Keyboard input is directed to the window containing the cursor position on both the SUN and APOLLO, but is directed to the currently selected window on PERQ PNX, which leads to frequent errors, especially since newly created windows are not selected by default. PERQ PNX requires the user to select a window by clicking a mouse button before he can communicate with the application owning the window. Such activities as cut-and-paste between windows therefore require an extra click, and cannot be achieved through a dragging action. This constrains the ways in which applications can use multiple windows and provide efficient interaction techniques. When the cursor moves out of a window, mouse input is directed to the window manager until a window is again selected. The appearance is therefore asymmetric, and leads to phenomena such as falling out of windows, causing difficulty. The benefit is that any point on the window may be identified for functions such as move or pop, rather than only the border being usable. Sapphire and the MG-l require the user to select a window for keyboard input, known as the listener. Mouse events are directed to the window containing the mouse position. Andrew allows the user to specify through a preference file whether keyboard input should follow the mouse, or require a select action.

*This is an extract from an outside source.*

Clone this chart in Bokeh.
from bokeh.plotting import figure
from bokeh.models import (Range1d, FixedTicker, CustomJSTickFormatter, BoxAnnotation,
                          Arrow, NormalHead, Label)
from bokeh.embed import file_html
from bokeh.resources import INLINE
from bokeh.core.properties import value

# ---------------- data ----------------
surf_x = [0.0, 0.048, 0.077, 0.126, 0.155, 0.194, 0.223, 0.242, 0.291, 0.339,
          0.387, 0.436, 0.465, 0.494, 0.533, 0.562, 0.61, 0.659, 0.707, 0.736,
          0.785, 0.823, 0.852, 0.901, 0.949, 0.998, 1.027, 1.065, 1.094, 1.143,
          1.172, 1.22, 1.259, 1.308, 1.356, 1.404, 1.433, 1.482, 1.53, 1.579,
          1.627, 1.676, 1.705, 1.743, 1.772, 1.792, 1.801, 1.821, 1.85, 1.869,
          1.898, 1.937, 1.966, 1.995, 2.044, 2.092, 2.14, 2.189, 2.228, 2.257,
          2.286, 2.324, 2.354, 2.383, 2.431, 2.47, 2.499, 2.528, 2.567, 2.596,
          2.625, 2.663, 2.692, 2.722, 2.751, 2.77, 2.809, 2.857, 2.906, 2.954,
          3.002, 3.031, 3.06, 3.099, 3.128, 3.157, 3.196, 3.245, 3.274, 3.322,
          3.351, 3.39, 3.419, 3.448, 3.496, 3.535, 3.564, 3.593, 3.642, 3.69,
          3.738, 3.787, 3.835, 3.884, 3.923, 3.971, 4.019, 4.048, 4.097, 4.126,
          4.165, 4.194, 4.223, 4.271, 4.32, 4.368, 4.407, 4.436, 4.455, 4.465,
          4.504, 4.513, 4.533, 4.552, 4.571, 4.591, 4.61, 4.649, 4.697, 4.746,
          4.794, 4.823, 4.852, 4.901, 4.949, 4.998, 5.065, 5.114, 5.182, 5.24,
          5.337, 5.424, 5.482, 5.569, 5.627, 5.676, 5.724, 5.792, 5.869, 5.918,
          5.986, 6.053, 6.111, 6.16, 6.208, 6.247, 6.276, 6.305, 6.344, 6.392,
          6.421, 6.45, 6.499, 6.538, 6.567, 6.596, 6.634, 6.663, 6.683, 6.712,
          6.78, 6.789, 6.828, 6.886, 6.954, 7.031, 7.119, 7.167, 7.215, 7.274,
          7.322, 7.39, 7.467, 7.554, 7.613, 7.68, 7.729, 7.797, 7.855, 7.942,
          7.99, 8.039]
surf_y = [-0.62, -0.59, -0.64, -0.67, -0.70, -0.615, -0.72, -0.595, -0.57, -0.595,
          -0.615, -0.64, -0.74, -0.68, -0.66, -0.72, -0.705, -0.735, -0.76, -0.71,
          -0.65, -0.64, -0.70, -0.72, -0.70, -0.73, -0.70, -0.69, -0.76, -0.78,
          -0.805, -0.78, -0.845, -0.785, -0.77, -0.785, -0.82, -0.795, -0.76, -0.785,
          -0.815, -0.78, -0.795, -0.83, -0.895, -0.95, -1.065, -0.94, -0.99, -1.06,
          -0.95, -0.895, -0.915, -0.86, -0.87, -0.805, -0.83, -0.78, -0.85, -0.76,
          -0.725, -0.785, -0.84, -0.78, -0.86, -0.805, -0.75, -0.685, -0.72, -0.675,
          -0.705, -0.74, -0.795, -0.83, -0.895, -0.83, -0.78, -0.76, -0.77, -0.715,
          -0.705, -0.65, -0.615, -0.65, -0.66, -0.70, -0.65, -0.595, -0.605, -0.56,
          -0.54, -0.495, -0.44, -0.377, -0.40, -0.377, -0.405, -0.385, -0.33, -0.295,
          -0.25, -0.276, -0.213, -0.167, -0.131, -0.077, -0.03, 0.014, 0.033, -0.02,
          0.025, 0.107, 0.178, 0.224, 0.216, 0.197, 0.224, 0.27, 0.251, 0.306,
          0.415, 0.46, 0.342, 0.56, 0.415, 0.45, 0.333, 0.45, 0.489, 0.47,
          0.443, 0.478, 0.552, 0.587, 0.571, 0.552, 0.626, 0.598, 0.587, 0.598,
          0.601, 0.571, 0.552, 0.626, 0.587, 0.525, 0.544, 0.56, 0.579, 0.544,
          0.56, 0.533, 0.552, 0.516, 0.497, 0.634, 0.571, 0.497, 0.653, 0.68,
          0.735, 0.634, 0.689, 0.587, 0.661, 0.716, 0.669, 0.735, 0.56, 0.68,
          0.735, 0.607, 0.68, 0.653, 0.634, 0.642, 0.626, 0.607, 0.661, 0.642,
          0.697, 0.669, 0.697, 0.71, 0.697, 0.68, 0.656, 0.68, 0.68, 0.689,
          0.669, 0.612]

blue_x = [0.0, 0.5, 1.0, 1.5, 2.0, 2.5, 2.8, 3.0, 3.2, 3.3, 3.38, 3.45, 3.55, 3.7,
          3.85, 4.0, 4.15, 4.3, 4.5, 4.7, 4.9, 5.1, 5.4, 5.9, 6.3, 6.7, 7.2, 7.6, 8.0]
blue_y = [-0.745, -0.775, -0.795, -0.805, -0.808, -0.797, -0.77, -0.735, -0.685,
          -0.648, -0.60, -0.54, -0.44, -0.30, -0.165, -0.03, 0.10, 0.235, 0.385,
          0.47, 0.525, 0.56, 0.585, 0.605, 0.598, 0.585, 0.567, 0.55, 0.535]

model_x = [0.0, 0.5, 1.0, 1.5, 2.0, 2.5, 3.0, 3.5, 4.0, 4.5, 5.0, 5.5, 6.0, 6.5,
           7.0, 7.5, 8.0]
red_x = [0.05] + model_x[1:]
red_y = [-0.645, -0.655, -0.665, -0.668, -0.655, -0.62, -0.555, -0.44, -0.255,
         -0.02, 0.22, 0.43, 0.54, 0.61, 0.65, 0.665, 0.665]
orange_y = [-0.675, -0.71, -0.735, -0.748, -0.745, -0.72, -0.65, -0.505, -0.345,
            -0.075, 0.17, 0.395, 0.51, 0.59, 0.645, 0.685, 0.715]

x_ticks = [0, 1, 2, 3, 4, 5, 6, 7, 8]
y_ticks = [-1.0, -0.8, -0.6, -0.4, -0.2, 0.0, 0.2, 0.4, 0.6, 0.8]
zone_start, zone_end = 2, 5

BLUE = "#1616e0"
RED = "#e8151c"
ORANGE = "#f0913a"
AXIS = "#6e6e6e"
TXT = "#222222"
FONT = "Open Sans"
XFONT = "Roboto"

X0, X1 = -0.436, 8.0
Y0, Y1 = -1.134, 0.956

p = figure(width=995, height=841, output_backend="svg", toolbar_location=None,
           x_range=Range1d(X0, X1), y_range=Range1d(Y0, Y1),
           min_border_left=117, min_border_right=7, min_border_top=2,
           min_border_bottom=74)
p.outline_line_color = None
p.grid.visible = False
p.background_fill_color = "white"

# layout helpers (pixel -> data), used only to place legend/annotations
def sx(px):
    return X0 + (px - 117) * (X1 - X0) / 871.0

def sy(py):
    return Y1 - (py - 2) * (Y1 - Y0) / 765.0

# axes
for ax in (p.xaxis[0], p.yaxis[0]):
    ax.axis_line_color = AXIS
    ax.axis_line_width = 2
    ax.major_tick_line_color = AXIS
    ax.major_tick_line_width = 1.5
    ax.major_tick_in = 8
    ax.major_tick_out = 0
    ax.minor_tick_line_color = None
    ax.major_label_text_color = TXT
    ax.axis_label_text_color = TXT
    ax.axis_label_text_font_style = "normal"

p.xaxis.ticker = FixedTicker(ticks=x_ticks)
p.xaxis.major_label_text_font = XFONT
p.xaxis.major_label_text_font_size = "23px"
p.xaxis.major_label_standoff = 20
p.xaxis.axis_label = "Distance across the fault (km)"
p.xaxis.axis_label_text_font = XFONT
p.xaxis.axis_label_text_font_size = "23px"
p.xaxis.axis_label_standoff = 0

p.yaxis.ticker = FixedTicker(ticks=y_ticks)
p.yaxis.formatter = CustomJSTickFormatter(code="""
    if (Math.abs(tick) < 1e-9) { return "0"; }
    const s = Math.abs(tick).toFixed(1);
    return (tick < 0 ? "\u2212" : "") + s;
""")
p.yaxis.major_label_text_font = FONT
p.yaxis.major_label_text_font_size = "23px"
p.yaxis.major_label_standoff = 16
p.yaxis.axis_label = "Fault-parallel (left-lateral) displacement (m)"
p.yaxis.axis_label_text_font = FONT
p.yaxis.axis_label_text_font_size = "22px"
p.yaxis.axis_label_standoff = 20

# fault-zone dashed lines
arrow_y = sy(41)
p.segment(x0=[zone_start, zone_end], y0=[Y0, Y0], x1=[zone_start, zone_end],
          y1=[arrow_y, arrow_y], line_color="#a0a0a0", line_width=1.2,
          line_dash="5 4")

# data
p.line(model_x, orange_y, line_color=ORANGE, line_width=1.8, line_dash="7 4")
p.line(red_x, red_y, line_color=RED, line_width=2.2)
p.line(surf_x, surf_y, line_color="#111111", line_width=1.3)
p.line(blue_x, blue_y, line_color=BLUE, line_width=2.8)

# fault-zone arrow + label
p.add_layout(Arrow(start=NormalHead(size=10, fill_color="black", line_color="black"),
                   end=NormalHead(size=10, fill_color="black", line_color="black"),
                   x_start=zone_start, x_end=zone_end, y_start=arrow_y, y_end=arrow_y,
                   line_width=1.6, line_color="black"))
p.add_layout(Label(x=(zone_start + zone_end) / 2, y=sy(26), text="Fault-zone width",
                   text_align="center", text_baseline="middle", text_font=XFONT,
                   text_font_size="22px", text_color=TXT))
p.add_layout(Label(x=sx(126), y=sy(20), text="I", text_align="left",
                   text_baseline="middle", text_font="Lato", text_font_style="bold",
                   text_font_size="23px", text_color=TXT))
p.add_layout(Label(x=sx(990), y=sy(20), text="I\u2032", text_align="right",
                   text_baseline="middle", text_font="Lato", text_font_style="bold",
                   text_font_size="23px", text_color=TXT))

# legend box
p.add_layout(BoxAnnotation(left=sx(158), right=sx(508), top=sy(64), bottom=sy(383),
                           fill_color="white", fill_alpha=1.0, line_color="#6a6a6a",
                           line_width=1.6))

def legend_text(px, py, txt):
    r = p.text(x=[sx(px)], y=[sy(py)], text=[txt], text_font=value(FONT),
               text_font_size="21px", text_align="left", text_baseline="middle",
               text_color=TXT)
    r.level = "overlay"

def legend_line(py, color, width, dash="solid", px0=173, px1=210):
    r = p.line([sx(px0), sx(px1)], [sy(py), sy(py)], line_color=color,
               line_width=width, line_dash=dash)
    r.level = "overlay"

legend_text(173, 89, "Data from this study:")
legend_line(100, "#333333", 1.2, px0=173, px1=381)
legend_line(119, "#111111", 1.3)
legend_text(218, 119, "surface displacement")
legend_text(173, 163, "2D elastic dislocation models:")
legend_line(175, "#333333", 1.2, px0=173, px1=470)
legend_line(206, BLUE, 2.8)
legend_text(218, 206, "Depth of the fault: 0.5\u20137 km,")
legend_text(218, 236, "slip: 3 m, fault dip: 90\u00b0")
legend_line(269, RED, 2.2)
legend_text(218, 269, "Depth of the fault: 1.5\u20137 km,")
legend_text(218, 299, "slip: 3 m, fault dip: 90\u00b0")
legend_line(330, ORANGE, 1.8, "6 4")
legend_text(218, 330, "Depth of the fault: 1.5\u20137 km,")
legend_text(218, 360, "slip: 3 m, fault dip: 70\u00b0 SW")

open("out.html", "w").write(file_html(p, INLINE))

We have seen no mouse-driven interactive programs which run within a window on the APOLLO: the demonstration programs all work by temporarily taking over the entire display. Pads (the APOLLO equivalent of a terminal window) are keyboard-driven, although the cursor position may be moved using the mouse. The cursor normally resides on a character cell, and the shape is changed to a blinking rectangle of that size shortly after the mouse stops moving. It would appear that writing an interactive program which will coexist with others is very difficult to achieve. Very recently, APOLLO have demonstrated a Dialog Manager, which provides the kind of user interface discussed here. This indicates that the problems are not insurmountable, but quantification of the effort needed is not available.
The systems studied have differing performance characteristics. SPY was developed on PERQ PNX, which has a very high speed RasterOp function, enabling smooth dragging actions. The APOLLO DN550 has equivalent performance to PERQ PNX, but other factors prevented the port. When SPY was ported to the SUN and MG-l, actions such as dragging subwindow title bars became unsuitable as the response time increased sufficiently to interfere with the user's hand-eye coordination. (It should be noted that beta-test versions of the MG-l hardware and software were used, and the performance is expected to improve considerably with time.) Sapphire and Andrew use a low bandwidth communication path from clients to the window bitmap, and therefore dynamic feedback cannot be implemented by clients; only that supplied by the window manager itself is sufficiently fast. The performance characteristics also show in the visible speed with which menus appear, but this does not significantly degrade the interface. Andrew has some experimental mechanisms by which applications can download procedures to perform application-specific echoing, but this is at the expense of sacrificing protection.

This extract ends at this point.